Dáil debates

Wednesday, 21 September 2011

ESB and Disposal of State Assets: Motion (Resumed)

 

7:00 pm

Photo of Shane RossShane Ross (Dublin South, Independent)

I do not support the motion, mainly because it "believes that commercial semi-State companies should not be privatised in part or in whole". Zealots on both sides of this argument are wrong. In particular in the situation in which the Government finds itself, one has to adopt a pragmatic attitude to the sale of State assets. In an ideal world, we would not be selling anything at all. However, one has to ask why this is happening and why the ESB has been chosen. Why it is happening is quite obvious - the Government is broke and needs to raise the money. The ESB has been chosen because so many other semi-States are valueless. One could not sell Aer Rianta because it is bust and in debt, or sell CIE because it receives a subsidy of about €300 million a year. One could not sell a huge number of State assets if one actually came to examine them. The Government has obviously used its slide rule to examine the ESB and has decided this is guaranteed and ready to go. The problem is that, having decided to do this, it came under pressure from other parties and decided to fudge the issue.

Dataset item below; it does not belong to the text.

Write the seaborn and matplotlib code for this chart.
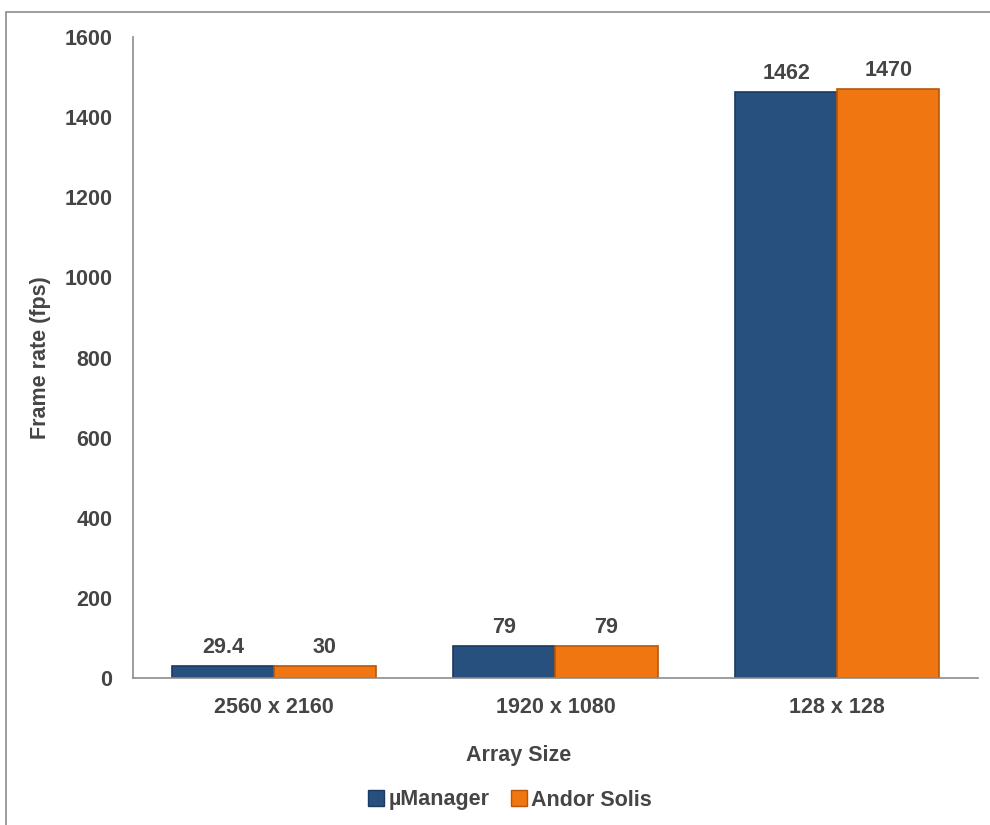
import matplotlib
matplotlib.use("Agg")
import matplotlib.pyplot as plt
import seaborn as sns
import pandas as pd
from matplotlib.patches import Rectangle

categories = ["2560 x 2160", "1920 x 1080", "128 x 128"]
series_names = ["µManager", "Andor Solis"]
umanager = [29.4, 79, 1462]
andor = [30, 79, 1470]
labels_um = ["29.4", "79", "1462"]
labels_an = ["30", "79", "1470"]
yticks = [0, 200, 400, 600, 800, 1000, 1200, 1400, 1600]

df = pd.DataFrame({
    "Array Size": categories * 2,
    "fps": umanager + andor,
    "Series": [series_names[0]] * 3 + [series_names[1]] * 3,
})

sns.set_style("white")
plt.rcParams["font.family"] = ["Liberation Sans", "DejaVu Sans"]

colors = ["#27507F", "#F07612"]
edges = ["#1A3A60", "#B85508"]
text_col = "#454545"
FS = 15.5

W, H = 990, 825
AW = 978 - 133
AH = 678 - 37
fig = plt.figure(figsize=(9.9, 8.25), dpi=100)
ax = fig.add_axes([133 / W, 1 - 678 / H, AW / W, AH / H])

sns.barplot(data=df, x="Array Size", y="fps", hue="Series", palette=colors,
            width=0.725, gap=0, ax=ax, legend=True, saturation=1)

for cont, ec in zip(ax.containers, edges):
    for bar in cont:
        bar.set_edgecolor(ec)
        bar.set_linewidth(1.2)

ax.bar_label(ax.containers[0], labels=labels_um, padding=6, fontsize=FS,
             fontweight="bold", color=text_col)
ax.bar_label(ax.containers[1], labels=labels_an, padding=6, fontsize=FS,
             fontweight="bold", color=text_col)

ax.set_ylim(0, 1600)
ax.set_yticks(yticks)
ax.set_yticklabels([str(v) for v in yticks], fontsize=FS, fontweight="bold", color=text_col)
ax.tick_params(axis="y", length=0, pad=15)
ax.tick_params(axis="x", length=0, pad=14, labelsize=FS, labelcolor=text_col)
for t in ax.get_xticklabels():
    t.set_fontweight("bold")
ax.set_xlim(-0.5, 2.5)

ax.set_ylabel("Frame rate (fps)", fontsize=FS, fontweight="bold", color=text_col)
ax.yaxis.set_label_coords((40 - 133) / AW, 0.5)
ax.set_xlabel("Array Size", fontsize=FS, fontweight="bold", color=text_col)
ax.xaxis.set_label_coords((519 - 133) / AW, -(755 - 678) / AH)
ax.xaxis.label.set_va("center")
ax.yaxis.label.set_va("center")

for s in ["top", "right"]:
    ax.spines[s].set_visible(False)
ax.spines["left"].set_color("#8C8C8C")
ax.spines["bottom"].set_color("#8C8C8C")
ax.spines["left"].set_linewidth(1.2)
ax.spines["bottom"].set_linewidth(1.2)

leg = ax.legend(loc="center", bbox_to_anchor=((510 - 133) / AW, -(800 - 678) / AH), ncol=2,
                frameon=False, fontsize=FS, handlelength=0.75, handleheight=0.75,
                handletextpad=0.2, columnspacing=1.0)
for t in leg.get_texts():
    t.set_fontweight("bold")
    t.set_color(text_col)
for h, ec in zip(leg.legend_handles, edges):
    h.set_edgecolor(ec)

fig.patches.append(Rectangle((6 / W, -0.05), 1.1, 1 - 12 / H + 0.05,
                             transform=fig.transFigure, fill=False,
                             edgecolor="#8C8C8C", linewidth=1.2))

fig.savefig("out.png", dpi=100)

What Deputy Wallace said is correct - selling 25% is an absurd way of approaching this problem. The Government is presumably looking for a trade buyer, to put it on the stock market or is considering other alternatives. Any buyer considering this will undoubtedly have a commercial motive and it will feel imprisoned by the presence of the Government on the board and in control of this utility. What will happen is that the Government will sell the 25% for much less than one quarter of what the company is worth because the embedded value of the 75% gives control to somebody other than the purchaser. No commercial entity wants to get in there and be controlled by a Government which is not working to the same commercial mandate.

The only other idea I have heard on how to raise money from the sale of State assets is barmy, and I am glad I have not heard it suggested in this House. Mr. David Begg, the secretary of ICTU, suggested we set up a State holding company and that we put all the basket cases in there together and then try to sell some of them. It is an absolutely mad idea. When we come to debate this subject, we must keep our heads and keep the wild men from talking of extremes and saying they are for or against all privatisation.

The Government is in a corner. It made absolutely the only decision open to it, namely, to sell a few State assets. It then made utterly the wrong decision to sell only 25% because it will get a pittance or a fraction of what it is worth.